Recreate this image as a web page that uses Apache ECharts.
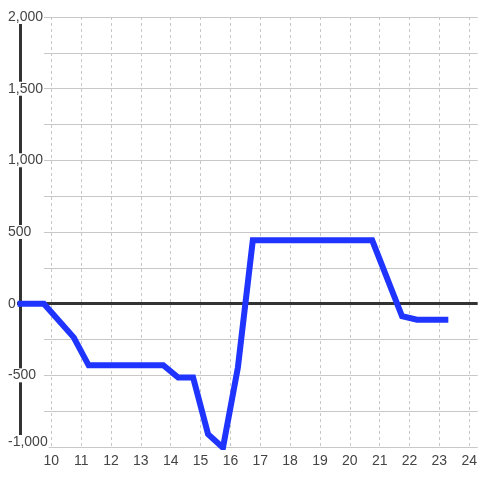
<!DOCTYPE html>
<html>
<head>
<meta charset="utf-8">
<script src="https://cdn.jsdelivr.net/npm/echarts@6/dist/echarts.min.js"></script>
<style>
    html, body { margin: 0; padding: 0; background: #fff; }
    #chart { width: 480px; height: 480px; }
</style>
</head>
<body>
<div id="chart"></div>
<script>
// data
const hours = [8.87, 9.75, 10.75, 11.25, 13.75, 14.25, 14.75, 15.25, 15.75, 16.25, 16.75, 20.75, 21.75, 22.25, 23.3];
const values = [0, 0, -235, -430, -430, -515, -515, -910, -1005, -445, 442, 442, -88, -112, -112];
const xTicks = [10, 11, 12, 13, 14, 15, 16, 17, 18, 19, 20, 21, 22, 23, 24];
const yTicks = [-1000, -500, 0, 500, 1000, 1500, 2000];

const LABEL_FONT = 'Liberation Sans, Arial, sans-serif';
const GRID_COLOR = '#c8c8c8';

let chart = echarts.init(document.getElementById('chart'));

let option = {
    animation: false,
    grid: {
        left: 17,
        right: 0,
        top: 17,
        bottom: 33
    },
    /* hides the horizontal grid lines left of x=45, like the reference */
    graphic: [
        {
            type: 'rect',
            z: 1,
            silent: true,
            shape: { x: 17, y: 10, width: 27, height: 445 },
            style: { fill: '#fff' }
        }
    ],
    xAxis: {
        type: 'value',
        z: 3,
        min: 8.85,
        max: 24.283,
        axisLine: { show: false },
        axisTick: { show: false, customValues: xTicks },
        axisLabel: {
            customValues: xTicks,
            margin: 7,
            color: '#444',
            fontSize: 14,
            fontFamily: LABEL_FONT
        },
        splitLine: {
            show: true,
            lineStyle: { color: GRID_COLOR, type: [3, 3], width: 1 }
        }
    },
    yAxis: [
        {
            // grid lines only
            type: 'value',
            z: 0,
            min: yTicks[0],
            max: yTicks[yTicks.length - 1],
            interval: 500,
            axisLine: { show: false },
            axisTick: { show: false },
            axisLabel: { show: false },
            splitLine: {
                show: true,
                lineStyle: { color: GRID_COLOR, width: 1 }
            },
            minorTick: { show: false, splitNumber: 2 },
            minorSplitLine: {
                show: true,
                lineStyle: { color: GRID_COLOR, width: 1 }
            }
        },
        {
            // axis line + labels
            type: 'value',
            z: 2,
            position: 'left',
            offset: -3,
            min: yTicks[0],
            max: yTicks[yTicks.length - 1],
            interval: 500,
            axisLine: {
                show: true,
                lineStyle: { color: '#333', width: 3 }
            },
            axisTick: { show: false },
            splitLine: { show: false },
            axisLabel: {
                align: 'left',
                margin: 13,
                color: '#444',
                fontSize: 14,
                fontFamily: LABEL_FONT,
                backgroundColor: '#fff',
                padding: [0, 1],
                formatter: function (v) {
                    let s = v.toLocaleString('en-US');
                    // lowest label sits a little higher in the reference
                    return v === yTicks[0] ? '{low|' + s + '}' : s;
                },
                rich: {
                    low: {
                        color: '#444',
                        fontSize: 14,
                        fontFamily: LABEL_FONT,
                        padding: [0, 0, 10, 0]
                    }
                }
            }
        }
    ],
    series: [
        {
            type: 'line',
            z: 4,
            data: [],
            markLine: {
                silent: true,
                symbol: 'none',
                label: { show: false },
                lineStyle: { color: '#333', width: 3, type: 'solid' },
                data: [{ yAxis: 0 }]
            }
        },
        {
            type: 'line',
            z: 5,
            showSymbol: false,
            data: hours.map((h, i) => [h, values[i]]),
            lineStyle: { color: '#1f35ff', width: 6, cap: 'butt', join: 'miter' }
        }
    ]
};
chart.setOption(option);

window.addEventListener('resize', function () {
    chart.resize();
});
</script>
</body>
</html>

> **Stated exercise**
Return exactly what appears from the opening line of the material through the line with "let chart = echarts.init(document.getElementById('chart'));", apart from the pictures.

> **Response to this task**
Recreate this image as a web page that uses Apache ECharts.
<!DOCTYPE html>
<html>
<head>
<meta charset="utf-8">
<script src="https://cdn.jsdelivr.net/npm/echarts@6/dist/echarts.min.js"></script>
<style>
    html, body { margin: 0; padding: 0; background: #fff; }
    #chart { width: 480px; height: 480px; }
</style>
</head>
<body>
<div id="chart"></div>
<script>
// data
const hours = [8.87, 9.75, 10.75, 11.25, 13.75, 14.25, 14.75, 15.25, 15.75, 16.25, 16.75, 20.75, 21.75, 22.25, 23.3];
const values = [0, 0, -235, -430, -430, -515, -515, -910, -1005, -445, 442, 442, -88, -112, -112];
const xTicks = [10, 11, 12, 13, 14, 15, 16, 17, 18, 19, 20, 21, 22, 23, 24];
const yTicks = [-1000, -500, 0, 500, 1000, 1500, 2000];

const LABEL_FONT = 'Liberation Sans, Arial, sans-serif';
const GRID_COLOR = '#c8c8c8';

let chart = echarts.init(document.getElementById('chart'));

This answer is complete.